Baseball gave him some troubles at first, but having a small strike zone helped. If he didn't get walked he had a base hit. He tried every position and probably played every position in a game. Pitching was funny to watch, probably not his best spot. Catcher was more amusing since the gear swallowed him up. One of the aspects my son learned along the road was to listen closely to instruction and then to repeat it perfectly. You could tell him specifically how to stand in the batters box, how to hold his hands, how to keep his elbow up, how to time the pitch......and he would do it......every time. Again, that's how.......no, not really.....he would do it better.
Music, he played the piano like his brothers and sister, but that was enough. His biggest brother played the biggest instrument, a baritone sax......so my young son had to play the big drums. He could have lived inside that drum.
Just like all his siblings, he would set out to conquer the world. There wasn't going to be a challenge that he would deter from. When he asked to go to Texas at age 17 to study to be a missionary, his mother and I were worried. That is a long way and he is our baby boy. He was still so quiet. Would he be able to keep up? With class? To speak to others? About Christ? However his love and passion for the gospel proved to us that he was capable. He convinced AIM (Adventures In Missions) to let him attend even though he wasn't 18 yet. And yes, he was the youngest in his class.....not a challenge in his eyes. Their were struggles but his love and perseverance came to his side and once again he was victorious.
So when he asked if he could go with his team to New Zealand........wow, that is a long way. His mom and I were a bit more worried but New Zealand was a pretty neat place and pretty safe. Plans changed and his team would now go to Boliva.....a Spanish speaking third world country. Now mom and I were more worried. You don't know Spanish? His response was simple.....I will learn. Dyslexic would be his challenge.....but not in his eyes. He learned Spanish.

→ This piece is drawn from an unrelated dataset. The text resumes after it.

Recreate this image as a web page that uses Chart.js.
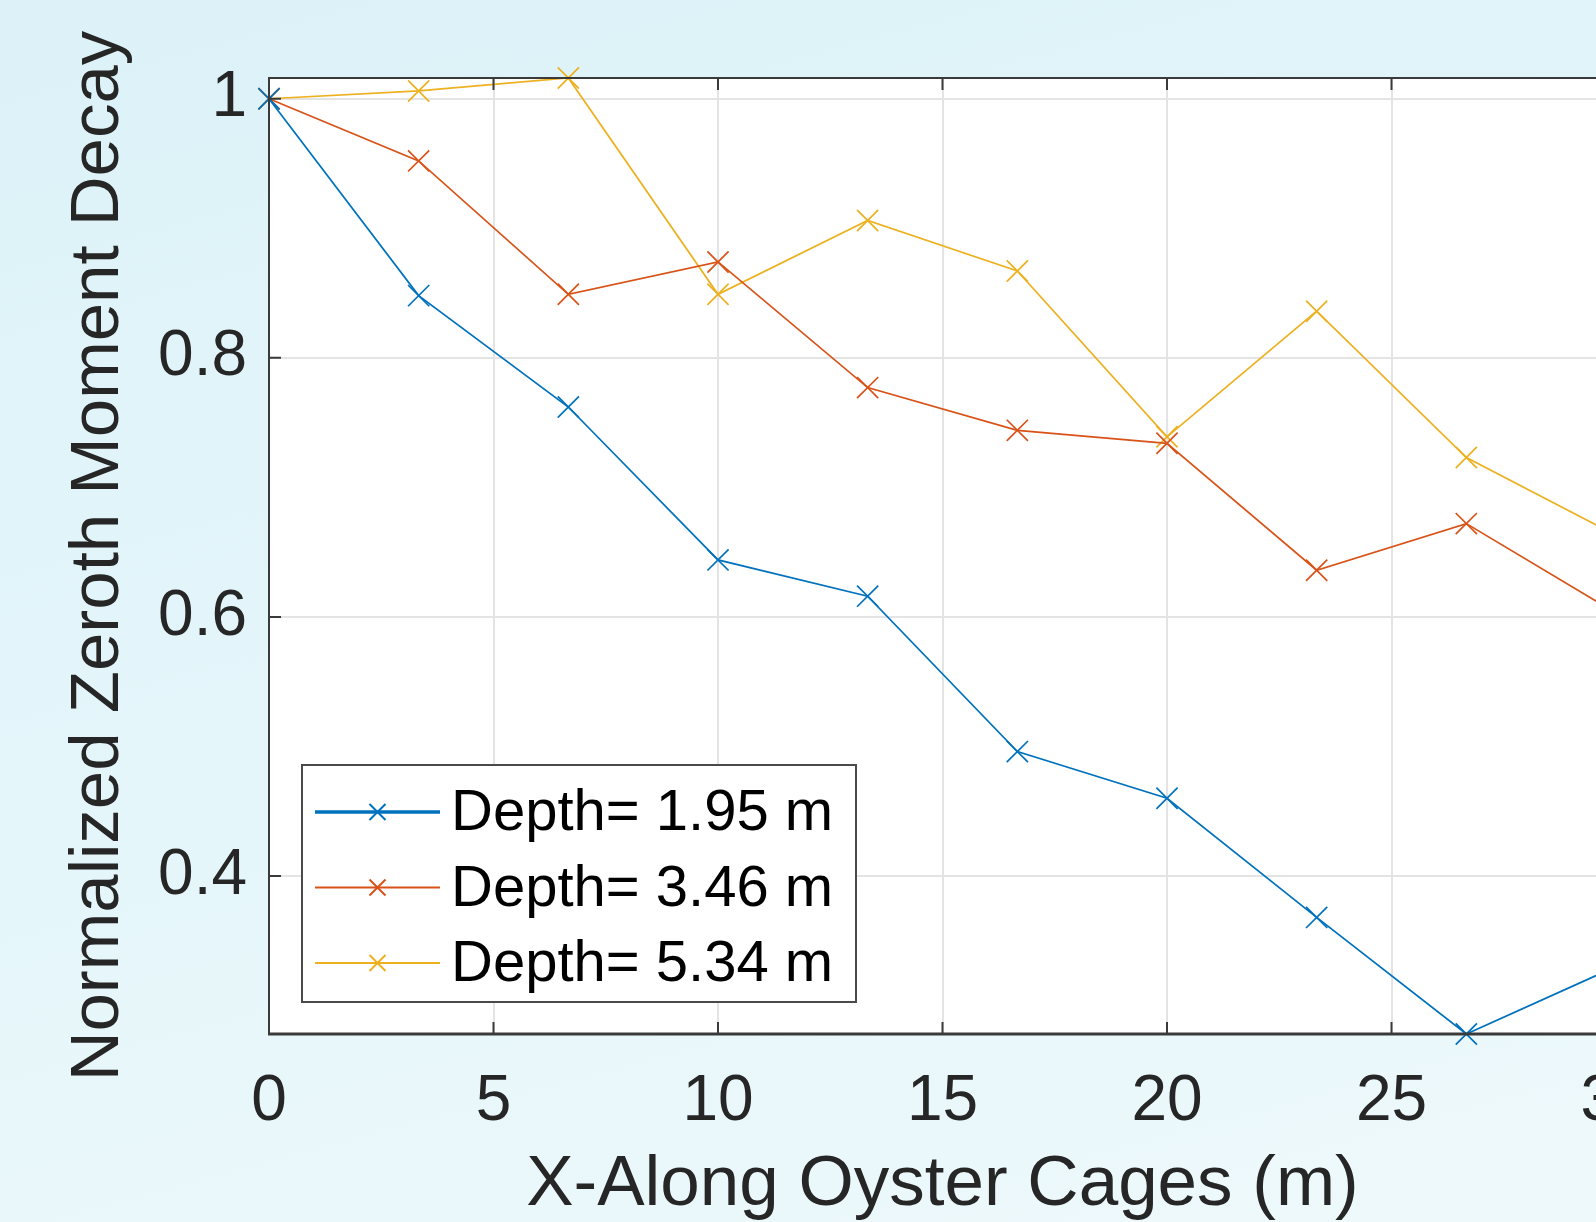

Staying for only 12 months? No, going for the longest we can, 18 months. Of course you will....cause that's how you roll.
So when his older brother went off to school in Oklahoma and found him a wife from Colorado Springs, my young son couldn't be out done.......he found himself a wife from Alaska! And a beautiful wife she is. We are so proud of them both as they set out to begin their lives together where they first met in Texas. Now studying to be full time in the ministry. Who knows how far or where this will take them......but I certainly wouldn't doubt any of the goals in front of them......and I certainly won't worry any longer about any of the challenges.
You both......together......will conquer them all...........because that's how you roll!
God Bless you both as I know he will.